| Exercise details |
Tally the lines that contain the string "chart" and state that total without comment.

━━━

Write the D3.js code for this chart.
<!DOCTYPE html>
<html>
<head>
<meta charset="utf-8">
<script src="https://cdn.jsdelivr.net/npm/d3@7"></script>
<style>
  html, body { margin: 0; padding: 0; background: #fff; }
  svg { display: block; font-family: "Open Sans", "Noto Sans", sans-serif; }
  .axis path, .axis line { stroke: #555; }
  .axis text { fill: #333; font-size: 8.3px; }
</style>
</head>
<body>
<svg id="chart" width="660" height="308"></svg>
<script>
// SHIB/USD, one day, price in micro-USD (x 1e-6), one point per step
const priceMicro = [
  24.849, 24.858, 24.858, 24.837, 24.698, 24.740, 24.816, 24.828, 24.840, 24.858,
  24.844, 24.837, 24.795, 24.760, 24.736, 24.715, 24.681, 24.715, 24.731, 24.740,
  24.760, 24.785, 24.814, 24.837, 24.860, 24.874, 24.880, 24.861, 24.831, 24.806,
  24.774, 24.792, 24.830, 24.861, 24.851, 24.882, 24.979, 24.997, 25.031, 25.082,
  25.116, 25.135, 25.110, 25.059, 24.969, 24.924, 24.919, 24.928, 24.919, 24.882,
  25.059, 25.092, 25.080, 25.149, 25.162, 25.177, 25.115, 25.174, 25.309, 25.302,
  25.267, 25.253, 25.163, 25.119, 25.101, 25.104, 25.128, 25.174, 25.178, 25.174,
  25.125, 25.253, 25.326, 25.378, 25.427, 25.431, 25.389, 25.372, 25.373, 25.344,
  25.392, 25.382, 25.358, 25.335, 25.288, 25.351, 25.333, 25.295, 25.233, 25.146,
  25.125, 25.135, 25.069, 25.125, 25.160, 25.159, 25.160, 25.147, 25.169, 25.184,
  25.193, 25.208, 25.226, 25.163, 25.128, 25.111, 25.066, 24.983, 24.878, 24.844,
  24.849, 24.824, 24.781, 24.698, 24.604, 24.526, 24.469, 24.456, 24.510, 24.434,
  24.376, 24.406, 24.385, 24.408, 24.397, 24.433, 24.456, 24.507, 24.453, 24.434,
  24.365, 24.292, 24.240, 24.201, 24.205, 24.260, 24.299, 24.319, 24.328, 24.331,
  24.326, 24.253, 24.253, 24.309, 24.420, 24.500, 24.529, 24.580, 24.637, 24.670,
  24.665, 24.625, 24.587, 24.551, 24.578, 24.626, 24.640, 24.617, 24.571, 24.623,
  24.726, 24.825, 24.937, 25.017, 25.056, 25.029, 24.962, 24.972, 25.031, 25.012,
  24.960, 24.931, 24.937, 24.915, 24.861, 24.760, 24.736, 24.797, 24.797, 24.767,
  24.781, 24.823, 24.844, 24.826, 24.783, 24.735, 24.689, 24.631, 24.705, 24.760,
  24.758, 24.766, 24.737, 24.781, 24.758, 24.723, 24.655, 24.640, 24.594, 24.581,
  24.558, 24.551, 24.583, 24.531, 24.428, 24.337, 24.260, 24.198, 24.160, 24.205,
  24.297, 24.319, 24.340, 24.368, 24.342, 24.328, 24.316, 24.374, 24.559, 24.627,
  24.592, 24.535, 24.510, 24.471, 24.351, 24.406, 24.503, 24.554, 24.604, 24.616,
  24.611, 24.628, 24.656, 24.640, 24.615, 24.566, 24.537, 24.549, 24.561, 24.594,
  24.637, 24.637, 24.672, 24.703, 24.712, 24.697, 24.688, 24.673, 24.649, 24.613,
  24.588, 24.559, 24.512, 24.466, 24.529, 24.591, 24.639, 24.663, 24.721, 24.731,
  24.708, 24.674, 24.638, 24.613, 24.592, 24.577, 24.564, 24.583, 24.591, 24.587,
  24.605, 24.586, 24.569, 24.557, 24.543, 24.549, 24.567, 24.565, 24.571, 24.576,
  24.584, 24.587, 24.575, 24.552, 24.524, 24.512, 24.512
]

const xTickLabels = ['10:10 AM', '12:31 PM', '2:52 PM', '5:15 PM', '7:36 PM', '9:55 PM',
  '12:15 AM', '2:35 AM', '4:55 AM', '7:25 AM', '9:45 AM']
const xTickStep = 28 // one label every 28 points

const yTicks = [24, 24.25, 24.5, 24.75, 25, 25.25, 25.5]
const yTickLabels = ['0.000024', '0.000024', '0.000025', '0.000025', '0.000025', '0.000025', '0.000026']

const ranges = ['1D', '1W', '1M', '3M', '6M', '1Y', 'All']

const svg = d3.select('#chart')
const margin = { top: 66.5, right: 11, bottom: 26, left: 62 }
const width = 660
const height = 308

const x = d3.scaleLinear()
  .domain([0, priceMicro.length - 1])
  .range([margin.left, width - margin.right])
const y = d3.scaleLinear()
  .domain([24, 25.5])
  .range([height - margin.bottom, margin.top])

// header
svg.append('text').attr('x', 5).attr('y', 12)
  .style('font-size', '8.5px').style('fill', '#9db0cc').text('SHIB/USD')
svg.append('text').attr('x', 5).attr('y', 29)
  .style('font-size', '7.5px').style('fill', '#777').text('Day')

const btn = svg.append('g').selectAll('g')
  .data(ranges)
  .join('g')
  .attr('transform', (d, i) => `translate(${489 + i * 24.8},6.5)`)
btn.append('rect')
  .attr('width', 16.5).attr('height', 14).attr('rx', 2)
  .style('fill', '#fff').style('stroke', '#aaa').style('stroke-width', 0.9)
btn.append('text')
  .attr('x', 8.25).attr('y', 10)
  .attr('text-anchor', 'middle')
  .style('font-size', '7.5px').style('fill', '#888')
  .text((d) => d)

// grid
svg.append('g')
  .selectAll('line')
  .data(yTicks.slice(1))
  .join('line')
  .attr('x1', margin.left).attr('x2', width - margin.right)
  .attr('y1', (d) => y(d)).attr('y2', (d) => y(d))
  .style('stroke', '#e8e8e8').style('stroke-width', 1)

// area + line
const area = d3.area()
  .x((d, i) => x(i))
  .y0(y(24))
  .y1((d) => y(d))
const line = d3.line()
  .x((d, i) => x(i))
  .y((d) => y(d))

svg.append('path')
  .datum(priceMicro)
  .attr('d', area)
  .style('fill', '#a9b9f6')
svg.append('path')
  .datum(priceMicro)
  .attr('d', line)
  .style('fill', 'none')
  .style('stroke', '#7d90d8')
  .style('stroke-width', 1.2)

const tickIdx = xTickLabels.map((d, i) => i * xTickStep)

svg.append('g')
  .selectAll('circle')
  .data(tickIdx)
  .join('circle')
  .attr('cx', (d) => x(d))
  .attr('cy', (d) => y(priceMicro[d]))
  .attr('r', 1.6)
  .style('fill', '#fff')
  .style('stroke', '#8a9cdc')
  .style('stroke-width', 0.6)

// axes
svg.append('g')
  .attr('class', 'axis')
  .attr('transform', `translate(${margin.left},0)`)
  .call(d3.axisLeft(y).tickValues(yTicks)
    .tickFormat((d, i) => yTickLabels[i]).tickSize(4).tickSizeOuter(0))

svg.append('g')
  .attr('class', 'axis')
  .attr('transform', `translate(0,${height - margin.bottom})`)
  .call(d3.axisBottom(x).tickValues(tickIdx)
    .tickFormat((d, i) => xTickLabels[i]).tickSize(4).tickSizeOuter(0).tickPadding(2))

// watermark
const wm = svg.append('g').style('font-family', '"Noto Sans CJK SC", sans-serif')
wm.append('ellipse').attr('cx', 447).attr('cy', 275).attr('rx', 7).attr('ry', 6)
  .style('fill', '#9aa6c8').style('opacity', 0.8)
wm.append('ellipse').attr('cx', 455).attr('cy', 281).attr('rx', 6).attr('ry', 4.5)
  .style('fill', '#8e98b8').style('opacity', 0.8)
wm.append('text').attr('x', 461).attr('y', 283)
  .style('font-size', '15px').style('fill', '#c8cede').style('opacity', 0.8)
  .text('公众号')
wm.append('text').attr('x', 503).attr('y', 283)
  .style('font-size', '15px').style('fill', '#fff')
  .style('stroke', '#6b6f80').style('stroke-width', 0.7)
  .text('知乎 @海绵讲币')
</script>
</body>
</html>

━━━

| Written reply |
3